Christ’s critique of the rites of the Pharisees was not a condemnation of religious ritual in general. In fact, the life of the Church is centered around the sacraments, rituals instituted by Christ Himself that are distinct from and yet related to those observed in the Old Testament. These sacred signs cause the grace that they signify. They bring about a new spiritual reality within the souls of those who receive them. For instance, Baptism cleanses the soul from all sin and infuses divine charity. Every authentic spiritual practice in the Church flows from or returns us to the sacraments, particularly the greatest of them, the Eucharist.
The celebrant-in-chief of all the sacraments of the Church is Jesus Christ Himself.
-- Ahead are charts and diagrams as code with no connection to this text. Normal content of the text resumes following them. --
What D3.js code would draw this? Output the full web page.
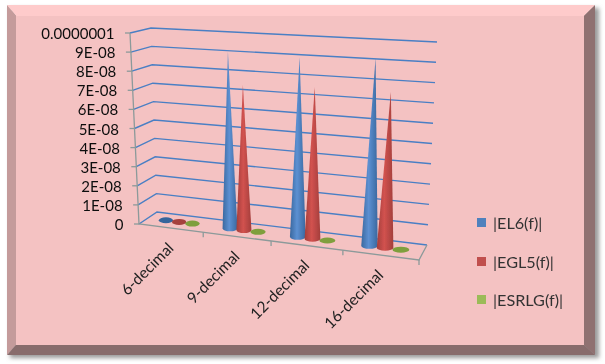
<!DOCTYPE html>
<html>
<head>
<meta charset="utf-8">
<script src="https://cdn.jsdelivr.net/npm/d3@7"></script>
<style>
html, body { margin: 0; padding: 0; background: #fff; }
svg { display: block; }
text { font-family: Lato, "Open Sans", sans-serif; }
</style>
</head>
<body>
<div id="chart"></div>
<script>
const categories = ["6-decimal", "9-decimal", "12-decimal", "16-decimal"]
const seriesNames = ["|EL6(f)|", "|EGL5(f)|", "|ESRLG(f)|"]
const el6 = [0, 9.13e-8, 9.09e-8, 9.26e-8]
const egl5 = [0, 7.47e-8, 7.63e-8, 7.64e-8]
const esrlg = [0, 0, 0, 0]
const tickValues = [0, 1e-8, 2e-8, 3e-8, 4e-8, 5e-8, 6e-8, 7e-8, 8e-8, 9e-8, 1e-7]
const tickLabels = ["0", "1E-08", "2E-08", "3E-08", "4E-08", "5E-08", "6E-08", "7E-08", "8E-08", "9E-08", "0.0000001"]
const seriesValues = [el6, egl5, esrlg]

const W = 605, H = 364

const svg = d3.select("#chart").append("svg").attr("width", W).attr("height", H)
const defs = svg.append("defs")

// Cadre biseauté
defs.append("filter").attr("id", "shadow")
  .attr("x", "-5%").attr("y", "-5%").attr("width", "110%").attr("height", "110%")
  .append("feGaussianBlur").attr("stdDeviation", 2.2)

// Léger flou : l'image d'origine est un peu floue
defs.append("filter").attr("id", "soft")
  .attr("filterUnits", "userSpaceOnUse")
  .attr("x", 0).attr("y", 0).attr("width", W).attr("height", H)
  .append("feGaussianBlur").attr("stdDeviation", 0.4)

svg.append("rect").attr("x", 10).attr("y", 8).attr("width", 589).attr("height", 350)
  .attr("fill", "#9a9a9a").attr("filter", "url(#shadow)")

const outer = { l: 7, t: 5, r: 595, b: 355 }
const inner = { l: 16, t: 16, r: 584, b: 345 }
const bevel = [
  { c: "#fecbcb", p: [[outer.l, outer.t], [outer.r, outer.t], [inner.r, inner.t], [inner.l, inner.t]] },
  { c: "#c49b9b", p: [[outer.l, outer.t], [inner.l, inner.t], [inner.l, inner.b], [outer.l, outer.b]] },
  { c: "#8f7171", p: [[outer.r, outer.t], [outer.r, outer.b], [inner.r, inner.b], [inner.r, inner.t]] },
  { c: "#886c6c", p: [[outer.l, outer.b], [inner.l, inner.b], [inner.r, inner.b], [outer.r, outer.b]] },
]
svg.selectAll("polygon.bevel").data(bevel).join("polygon")
  .attr("class", "bevel")
  .attr("points", (d) => d.p.join(" "))
  .attr("fill", (d) => d.c)
svg.append("rect")
  .attr("x", inner.l).attr("y", inner.t)
  .attr("width", inner.r - inner.l).attr("height", inner.b - inner.t)
  .attr("fill", "#f4c2c2")

const plot = svg.append("g").attr("filter", "url(#soft)")

// Boîte 3D : u gauche-droite, v avant-arrière, w bas-haut
const box = {
  fl0: [139, 224], fr0: [419, 260], bl0: [157, 212], br0: [427, 245],
  fl1: [130, 33], fr1: [429, 50], bl1: [151, 28], br1: [437, 42],
}
const persp = 1.12
const warp = (u) => u / (u + persp * (1 - u))
const mix = (a, b, t) => [a[0] + (b[0] - a[0]) * t, a[1] + (b[1] - a[1]) * t]
function project(u, v, w) {
  const t = warp(u)
  const bottom = mix(mix(box.fl0, box.fr0, t), mix(box.bl0, box.br0, t), v)
  const top = mix(mix(box.fl1, box.fr1, t), mix(box.bl1, box.br1, t), v)
  return mix(bottom, top, w)
}

// Échelles
const x0 = d3.scaleBand().domain(categories).range([0, 1])
const y = d3.scaleLinear().domain([0, 1e-7]).range([0, 1])
const x1 = d3.scalePoint().domain(seriesNames).range([-0.0525, 0.0525])
const line = d3.line()

// Grille : paroi gauche puis paroi du fond
const grid = plot.append("g").attr("fill", "none").attr("stroke", "#4a7fc4").attr("stroke-width", 1.4)
tickValues.forEach((t) => {
  grid.append("path").attr("d", line([project(0, 0, y(t)), project(0, 1, y(t)), project(1, 1, y(t))]))
})

// Axes gris
const axis = plot.append("g").attr("fill", "none").attr("stroke", "#8c9a9a").attr("stroke-width", 1.3)
axis.append("path").attr("d", line([project(0, 0, 1), project(0, 0, 0), project(1, 0, 0), project(1, 1, 0)]))
tickValues.forEach((t) => {
  const p = project(0, 0, y(t))
  axis.append("path").attr("d", line([[p[0] - 5, p[1]], p]))
})
d3.range(1, categories.length + 1).forEach((i) => {
  const p = project(i / categories.length, 0, 0)
  axis.append("path").attr("d", line([p, [p[0], p[1] + 5]]))
})

// Labels de l'axe Y
plot.append("g").selectAll("text").data(tickValues).join("text")
  .attr("x", (t) => project(0, 0, y(t))[0] - 15.5)
  .attr("y", (t) => project(0, 0, y(t))[1] + 6)
  .attr("text-anchor", "end")
  .attr("font-size", 15)
  .attr("fill", "#111")
  .text((t, i) => tickLabels[i])

// Labels de l'axe X
plot.append("g").selectAll("text").data(categories).join("text")
  .attr("transform", (c) => {
    const p = project(x0(c) + x0.bandwidth() / 2, 0, 0)
    return `translate(${p[0] + 4},${p[1] + 21}) rotate(-45)`
  })
  .attr("text-anchor", "end")
  .attr("font-size", 15.5)
  .attr("fill", "#222")
  .text((c) => c)

// Dégradés des cônes
const coneColors = [
  { dark: "#3a689f", light: "#5c90d2", disc: "#34659c" },
  { dark: "#a33e3b", light: "#d2524f", disc: "#a5403d" },
  { dark: "#7f9f3d", light: "#9bbb59", disc: "#7f9f3d" },
]
coneColors.forEach((c, i) => {
  const grad = defs.append("linearGradient").attr("id", `cone${i}`)
  grad.append("stop").attr("offset", "0%").attr("stop-color", c.dark)
  grad.append("stop").attr("offset", "45%").attr("stop-color", c.light)
  grad.append("stop").attr("offset", "100%").attr("stop-color", c.dark)
})

// Cônes : la base s'élargit avec la perspective
const ry = 3
const cones = plot.append("g")
seriesNames.forEach((name, s) => {
  categories.forEach((cat, i) => {
    const u = x0(cat) + x0.bandwidth() / 2 + x1(name)
    const base = project(u, 0.5, 0)
    const rx = 7 + warp(u) * 1.5
    const value = seriesValues[s][i]
    if (value > 0) {
      const apex = project(u, 0.5, y(value))
      cones.append("path")
        .attr("d", `M${apex}L${base[0] - rx},${base[1]}A${rx},${ry} 0 0 0 ${base[0] + rx},${base[1]}Z`)
        .attr("fill", `url(#cone${s})`)
    } else {
      cones.append("ellipse")
        .attr("cx", base[0]).attr("cy", base[1])
        .attr("rx", rx).attr("ry", ry)
        .attr("fill", coneColors[s].disc)
    }
  })
})

// Légende
const legendColors = ["#4f81bd", "#c0504d", "#9bbb59"]
const legendY = [218, 257, 295]
const legend = plot.append("g")
seriesNames.forEach((name, i) => {
  legend.append("rect").attr("x", 477).attr("y", legendY[i]).attr("width", 9).attr("height", 9)
    .attr("fill", legendColors[i])
  legend.append("text").attr("x", 493).attr("y", legendY[i] + 11)
    .attr("font-size", 16.2).attr("fill", "#333")
    .text(name)
})
</script>
</body>
</html>
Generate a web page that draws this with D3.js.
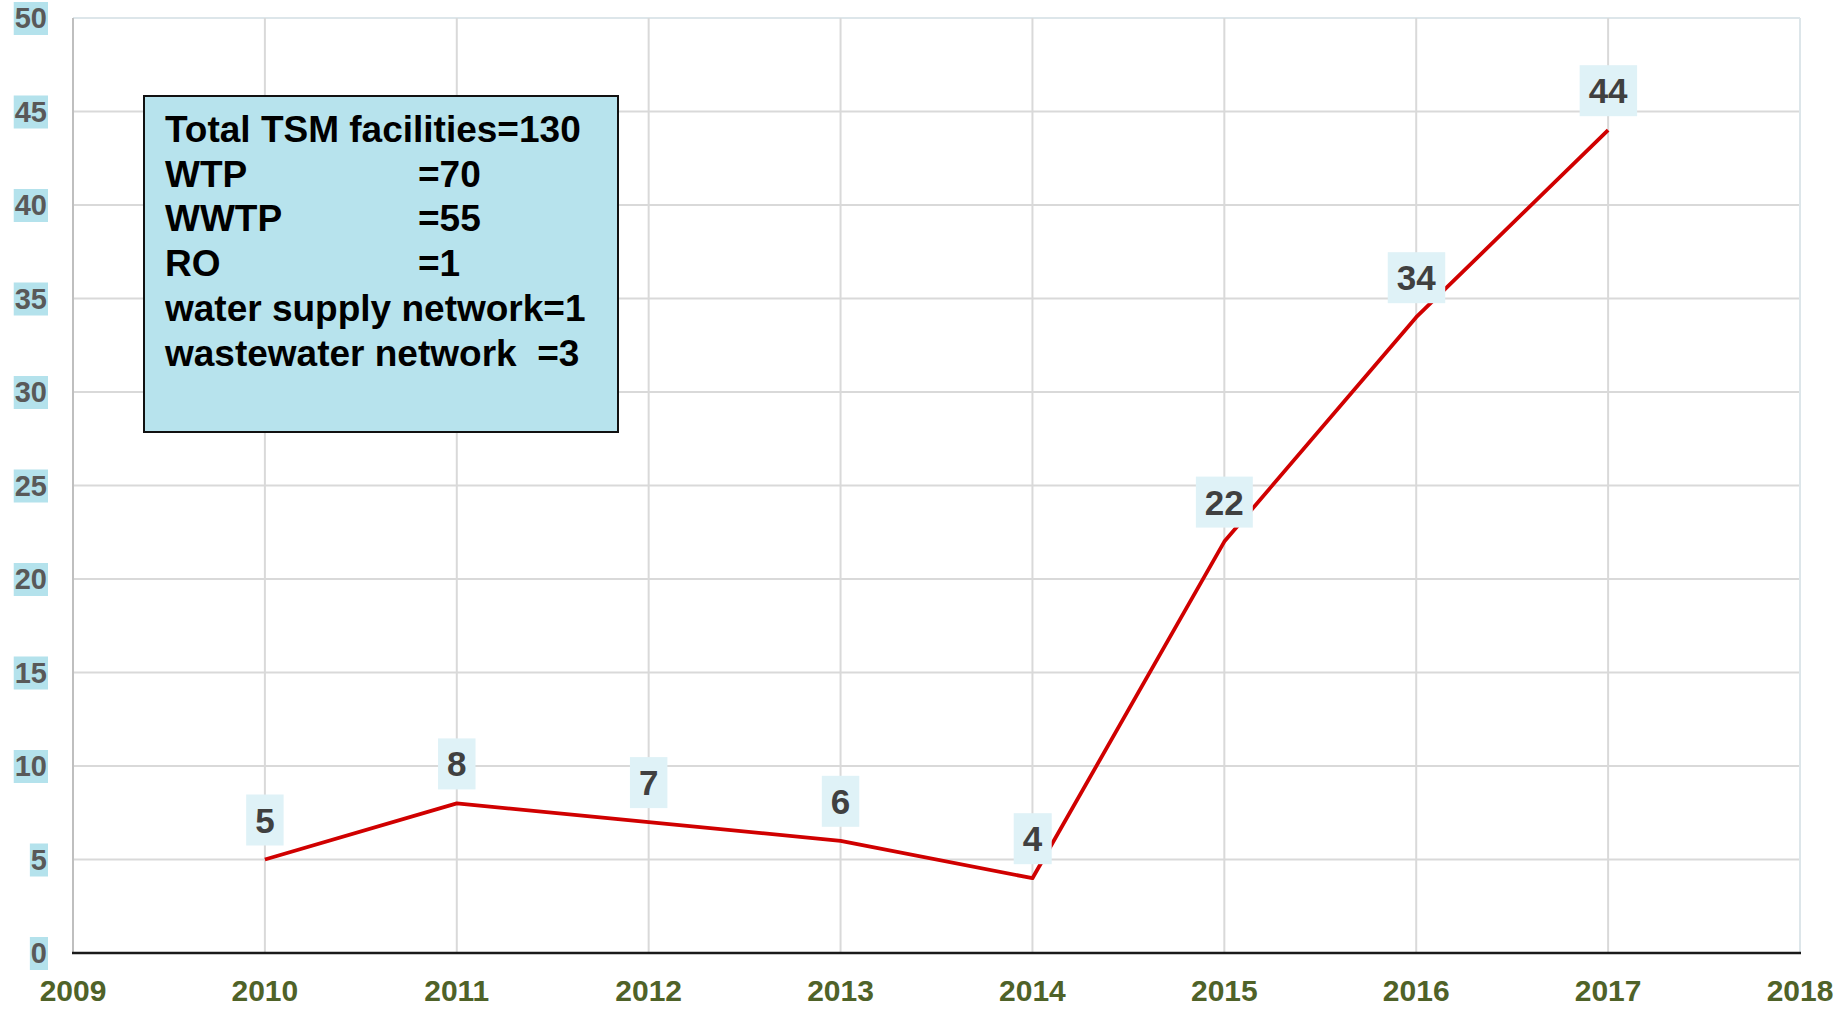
<!DOCTYPE html>
<html>
<head>
<meta charset="utf-8">
<script src="https://cdn.jsdelivr.net/npm/d3@7"></script>
<style>
  body { margin: 0; background: #fff; }
  svg { display: block; font-family: "Liberation Sans", Arial, sans-serif; font-weight: bold; }
</style>
</head>
<body>
<svg id="chart" width="1844" height="1009"></svg>
<script>
// data
var years = [2010, 2011, 2012, 2013, 2014, 2015, 2016, 2017];
var facilities = [5, 8, 7, 6, 4, 22, 34, 44];
var xTicks = [2009, 2010, 2011, 2012, 2013, 2014, 2015, 2016, 2017, 2018];
var yTicks = [0, 5, 10, 15, 20, 25, 30, 35, 40, 45, 50];
var noteLines = [
    ["Total TSM facilities=130", ""],
    ["WTP", "=70"],
    ["WWTP", "=55"],
    ["RO", "=1"],
    ["water supply network=1", ""],
    ["wastewater network  =3", ""]
];

var svg = d3.select("#chart");
var plotL = 73, plotR = 1800, plotT = 18, plotB = 953;

var x = d3.scaleLinear().domain([2009, 2018]).range([plotL, plotR]);
var y = d3.scaleLinear().domain([0, 50]).range([plotB, plotT]);

// grid
svg.append("g")
    .selectAll("line")
    .data(yTicks.filter(d => d > 0))
    .enter()
    .append("line")
    .attr("x1", plotL).attr("x2", plotR)
    .attr("y1", d => y(d)).attr("y2", d => y(d))
    .attr("stroke", d => d == 50 ? "#dde6ea" : "#d9d9d9")
    .attr("stroke-width", 2);

svg.append("g")
    .selectAll("line")
    .data(xTicks.filter(d => d > 2009))
    .enter()
    .append("line")
    .attr("x1", d => x(d)).attr("x2", d => x(d))
    .attr("y1", plotT).attr("y2", plotB)
    .attr("stroke", d => d == 2018 ? "#dde6ea" : "#d9d9d9")
    .attr("stroke-width", 2);

// axis lines
svg.append("line")
    .attr("x1", plotL).attr("x2", plotL)
    .attr("y1", plotT).attr("y2", plotB)
    .attr("stroke", "#bfbfbf").attr("stroke-width", 2);
svg.append("line")
    .attr("x1", plotL - 1).attr("x2", plotR + 1)
    .attr("y1", plotB).attr("y2", plotB)
    .attr("stroke", "#1a1a1a").attr("stroke-width", 2.5);

// y labels with blue background
var yl = svg.append("g")
    .selectAll("g")
    .data(yTicks)
    .enter()
    .append("g")
    .attr("transform", d => "translate(0," + y(d) + ")");
yl.append("text")
    .attr("x", 47)
    .attr("y", 10)
    .attr("text-anchor", "end")
    .attr("font-size", 29)
    .attr("fill", "#595959")
    .text(d => d)
    .each(function() {
        var b = this.getBBox();
        d3.select(this.parentNode).insert("rect", "text")
            .attr("x", b.x - 1).attr("y", -16)
            .attr("width", b.width + 2).attr("height", 33)
            .attr("fill", "#b4e2ec");
    });

// x labels
svg.append("g")
    .selectAll("text")
    .data(xTicks)
    .enter()
    .append("text")
    .attr("x", d => x(d))
    .attr("y", 1001)
    .attr("text-anchor", "middle")
    .attr("font-size", 30)
    .attr("fill", "#4f6228")
    .text(d => d);

// line
var pts = years.map((yr, i) => [yr, facilities[i]]);
svg.append("path")
    .datum(pts)
    .attr("fill", "none")
    .attr("stroke", "#d00000")
    .attr("stroke-width", 3.8)
    .attr("stroke-linejoin", "round")
    .attr("d", d3.line().x(d => x(d[0])).y(d => y(d[1])));

// data labels
var dl = svg.append("g")
    .selectAll("g")
    .data(pts)
    .enter()
    .append("g")
    .attr("transform", d => "translate(" + x(d[0]) + "," + (y(d[1]) - 27) + ")");
dl.append("text")
    .attr("text-anchor", "middle")
    .attr("font-size", 35)
    .attr("fill", "#404040")
    .text(d => d[1])
    .each(function() {
        var b = this.getBBox();
        d3.select(this.parentNode).insert("rect", "text")
            .attr("x", b.x - 9).attr("y", -38)
            .attr("width", b.width + 18).attr("height", 51)
            .attr("fill", "#dff2f7");
    });

// note box
svg.append("rect")
    .attr("x", 144).attr("y", 96)
    .attr("width", 474).attr("height", 336)
    .attr("fill", "#b7e3ed")
    .attr("stroke", "#111")
    .attr("stroke-width", 2);

var note = svg.append("g")
    .selectAll("g")
    .data(noteLines)
    .enter()
    .append("g")
    .attr("transform", (d, i) => "translate(0," + (142 + i * 44.7) + ")");
note.append("text")
    .attr("x", 165)
    .attr("font-size", 37)
    .attr("fill", "#000")
    .style("white-space", "pre")
    .text(d => d[0]);
note.append("text")
    .attr("x", 418)
    .attr("font-size", 37)
    .attr("fill", "#000")
    .text(d => d[1]);
</script>
</body>
</html>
However, he chooses weak, imperfect ministers and recipients to become part of His own perfect worship. We who are privileged to be both ministers and recipients of the sacraments must be on guard against the attitude of the Pharisees that the Lord justly criticized. Outward rituals that are performed with no interior devotion become not only fruitless, but dangerous for those who perform them. Our exterior actions must instead reflect an interior love. This is especially true when we participate in Holy Mass and receive the Body and Blood of Christ in Holy Communion. We must prepare ourselves well through prayer, through sorrow for our sins, and, if necessary, through sacramental confession.
In every age, the Lord provides generously for the people that He calls to be His own. Through Moses, He gave Israel the precepts that would guide them toward the Promised Land and prepare them for the coming of Christ. In our own age, He gives us the grace of the sacraments, especially of the Eucharist, to enliven our souls and keep them safe unto eternal life. May we always be grateful for these good and perfect gifts from above.